A emoção vai tomando conta de corações e mentes. A cantora chora ao lembrar de uma canção, uma espécie de conversa com a mãe. E chora de novo por estar ali, nua e crua naquele palco daquela casa grande, pela primeira vez sozinha. "Os últimos dias têm sido muito fortes pra mim". E esse espetáculo, caríssima, também tem sido muito forte pra todos nós aqui sentados saboreando uma comidinha japonesa.
Sem intervalos, ela vai costurando canções, cada uma mais contundente que a outra. Chove lá fora, uma Santa Chuva: "Vai chover, de novo/Eu vi na TV/Que o povo já se cansou/De tanto o céu desabar/E pede a um santo daqui/Que reza a ajuda de Deus/Mas nada pode fazer". Ela agradece e chora de novo. Num pedacinho de papel branco fica sabendo que Milton Nascimento está na platéia. Onde? Onde? Refletores acesos. Localizado. Ele fica de pé, mineiramente agradece. Ela então manda notícias do mundo de lá, diz quem fica, me dá um abraço, vem me apertar. Encontros e Despedidas. Milton não sobe no palco, deixando a expectativa para mais tarde, no ar. "Mexo, remexo na inquisição/Se alguém já morreu na fogueira/Sabe o que é ser carvão". Rita Lee, numa parceira com Zélia Duncan, toma conta do lugar. "Afinal nem toda bruxa é corcunda, nem todo Brasil é bunda", debocha.
Ela vai assim até o fim.

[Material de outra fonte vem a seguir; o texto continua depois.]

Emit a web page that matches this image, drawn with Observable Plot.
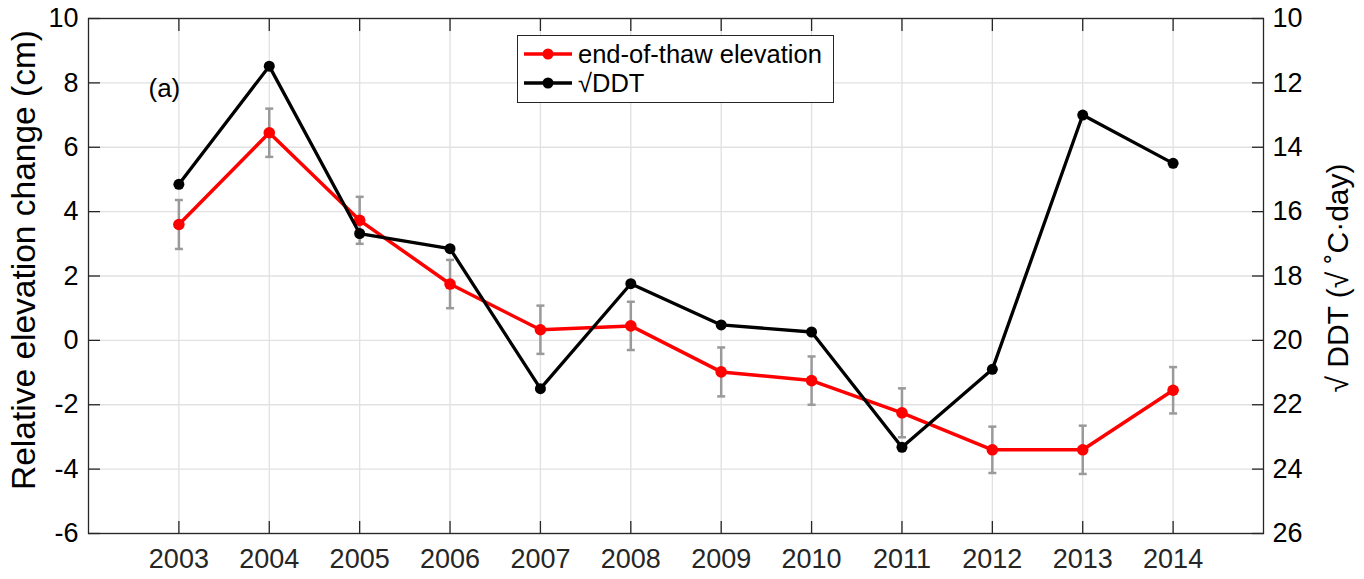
<!DOCTYPE html>
<html>
<head>
<meta charset="utf-8">
<script src="https://cdn.jsdelivr.net/npm/d3@7"></script>
<script src="https://cdn.jsdelivr.net/npm/@observablehq/plot@0.6"></script>
<style>
  html, body { margin: 0; padding: 0; background: #fff; }
  #wrap { position: relative; width: 1364px; height: 579px; font-family: "Liberation Sans", Arial, Helvetica, sans-serif; }
  #legend { position: absolute; left: 517px; top: 35px; width: 315px; height: 66px; border: 1px solid #262626; background: #fff; }
  .row { position: absolute; left: 5px; height: 30px; display: flex; align-items: center; font-size: 25.5px; color: #000; }
  .row svg { margin-right: 5px; }
</style>
</head>
<body>
<div id="wrap"></div>
<script>
// ---- data ----
const years = [2003, 2004, 2005, 2006, 2007, 2008, 2009, 2010, 2011, 2012, 2013, 2014];
const elevation = [3.60, 6.45, 3.73, 1.75, 0.33, 0.45, -0.98, -1.25, -2.25, -3.40, -3.40, -1.55];
const elevationErr = [0.76, 0.75, 0.73, 0.75, 0.75, 0.75, 0.76, 0.75, 0.76, 0.72, 0.75, 0.72];
const sqrtDDT = [15.15, 11.48, 16.68, 17.15, 21.50, 18.24, 19.52, 19.74, 23.32, 20.90, 13.00, 14.50];
const leftTicks = [-6, -4, -2, 0, 2, 4, 6, 8, 10];
const rightTicks = [10, 12, 14, 16, 18, 20, 22, 24, 26];
const leftLabel = "Relative elevation change (cm)";
const rightLabel = "\u221A DDT (\u221A \u02DAC\u00B7day)";
const panelLabel = "(a)";
const seriesNames = ["end-of-thaw elevation", "\u221ADDT"];
const seriesColors = ["#ff0000", "#000000"];

// right axis value r maps to left-axis position 20 - r
const toLeft = r => 20 - r;

const rows = years.map((yr, i) => ({
  year: yr, elev: elevation[i], err: elevationErr[i], ddt: sqrtDDT[i]
}));

const capSymbol = {
  draw(ctx, size) {
    const r = Math.sqrt(size / Math.PI);
    ctx.moveTo(-r, 0);
    ctx.lineTo(r, 0);
  }
};

const font = "'Liberation Sans', Arial, Helvetica, sans-serif";
const axisColor = "#262626";
const gridColor = "#e1e1e1";

const chart = Plot.plot({
  width: 1364,
  height: 579,
  marginLeft: 88,
  marginRight: 101,
  marginTop: 18,
  marginBottom: 46,
  style: { fontFamily: font, fontSize: "27px", color: axisColor, background: "#fff" },
  x: { domain: [2002, 2015] },
  y: { domain: [-6, 10] },
  marks: [
    Plot.gridX(years, { stroke: gridColor, strokeOpacity: 1, strokeWidth: 1.3 }),
    Plot.gridY(leftTicks, { stroke: gridColor, strokeOpacity: 1, strokeWidth: 1.3 }),
    // error bars
    Plot.ruleX(rows, { x: "year", y1: d => d.elev - d.err, y2: d => d.elev + d.err, stroke: "#9a9a9a", strokeWidth: 2.5 }),
    Plot.dot(rows, { x: "year", y: d => d.elev - d.err, symbol: capSymbol, r: 4, stroke: "#9a9a9a", strokeWidth: 2.5 }),
    Plot.dot(rows, { x: "year", y: d => d.elev + d.err, symbol: capSymbol, r: 4, stroke: "#9a9a9a", strokeWidth: 2.5 }),
    // end-of-thaw elevation
    Plot.line(rows, { x: "year", y: "elev", stroke: seriesColors[0], strokeWidth: 3.5 }),
    Plot.dot(rows, { x: "year", y: "elev", r: 5.8, fill: seriesColors[0], stroke: "none" }),
    // sqrt DDT (right axis, reversed)
    Plot.line(rows, { x: "year", y: d => toLeft(d.ddt), stroke: seriesColors[1], strokeWidth: 3.3 }),
    Plot.dot(rows, { x: "year", y: d => toLeft(d.ddt), r: 5.5, fill: seriesColors[1], stroke: "none" }),
    // frame
    Plot.frame({ stroke: axisColor, strokeWidth: 1.3 }),
    // inner ticks
    Plot.axisX(years, { anchor: "bottom", tickSize: -12, text: null, label: null, stroke: axisColor, strokeWidth: 1.3 }),
    Plot.axisX(years, { anchor: "top", tickSize: -12, text: null, label: null, stroke: axisColor, strokeWidth: 1.3 }),
    Plot.axisY(leftTicks, { anchor: "left", tickSize: -12, text: null, label: null, stroke: axisColor, strokeWidth: 1.3 }),
    Plot.axisY(rightTicks.map(toLeft), { anchor: "right", tickSize: -12, text: null, label: null, stroke: axisColor, strokeWidth: 1.3 }),
    // tick labels
    Plot.axisX(years, { anchor: "bottom", tickSize: 0, tickPadding: 15, tickFormat: d => String(d), label: null, fontSize: 27, fill: axisColor }),
    Plot.axisY(leftTicks, { anchor: "left", tickSize: 0, tickPadding: 10, tickFormat: d => String(d), label: null, fontSize: 27, fill: "#000" }),
    Plot.axisY(rightTicks.map(toLeft), { anchor: "right", tickSize: 0, tickPadding: 9, tickFormat: v => String(toLeft(v)), label: null, fontSize: 27, fill: "#000" }),
    // axis titles
    Plot.text([leftLabel], { frameAnchor: "left", textAnchor: "middle", lineAnchor: "middle", rotate: -90, dx: -64, dy: -16, fontSize: 33.5, fill: "#000", text: d => d }),
    Plot.text([rightLabel], { frameAnchor: "right", textAnchor: "middle", lineAnchor: "middle", rotate: -90, dx: 75, dy: 2, fontSize: 30, fill: "#000", text: d => d }),
    // panel label
    Plot.text([panelLabel], { frameAnchor: "top-left", dx: 60, dy: 70, textAnchor: "start", lineAnchor: "middle", fontSize: 26, fill: "#000", text: d => d })
  ]
});

const wrap = document.getElementById("wrap");
wrap.appendChild(chart);

// legend
const legend = document.createElement("div");
legend.id = "legend";
seriesNames.forEach((name, i) => {
  const row = document.createElement("div");
  row.className = "row";
  row.style.top = (i === 0 ? 3 : 32) + "px";
  const sw = d3.create("svg").attr("width", 50).attr("height", 20);
  sw.append("line").attr("x1", 1).attr("x2", 49).attr("y1", 10).attr("y2", 10)
    .attr("stroke", seriesColors[i]).attr("stroke-width", 3.5);
  sw.append("circle").attr("cx", 25).attr("cy", 10).attr("r", 5.5).attr("fill", seriesColors[i]);
  row.appendChild(sw.node());
  const t = document.createElement("span");
  t.textContent = name;
  row.appendChild(t);
  legend.appendChild(row);
});
wrap.appendChild(legend);
</script>
</body>
</html>
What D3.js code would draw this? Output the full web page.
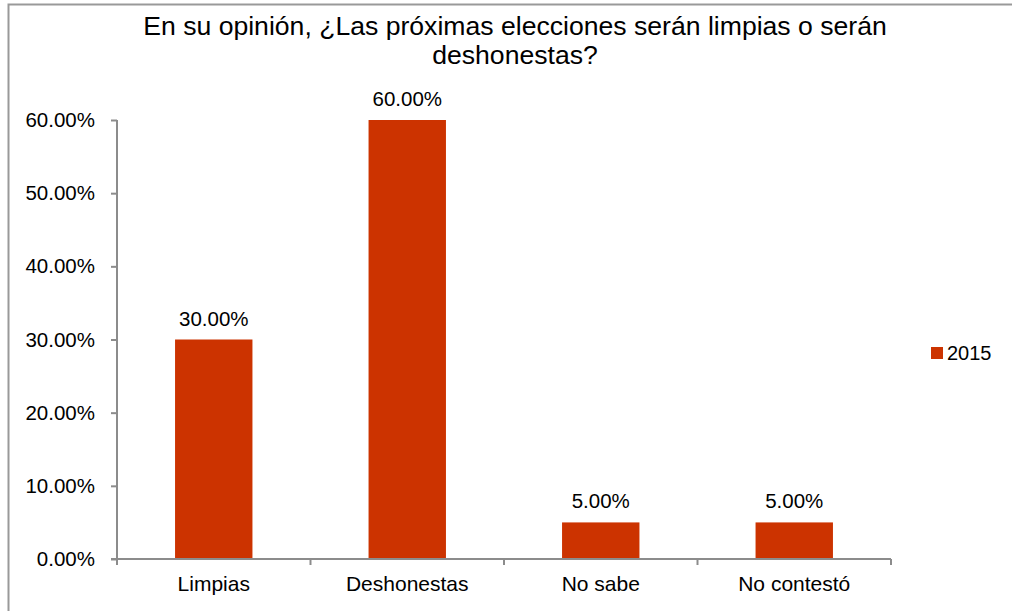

Todos nós, aplaudindo de pé, choramos juntos durante cinco minutos. Uns escondidos, outros não. Saí dali levitando, entrei num táxi e peguei o túnel. O rádio seguramente não tocava Chega de Saudade porque essas coisas não tocam no rádio. No dia seguinte acordei com a sensação de ter assistido a um momento histórico da música popular brasileira. O primeiro show de Maria Rita numa casa grande. Maria Rita! Não se trata de um falso brilhante.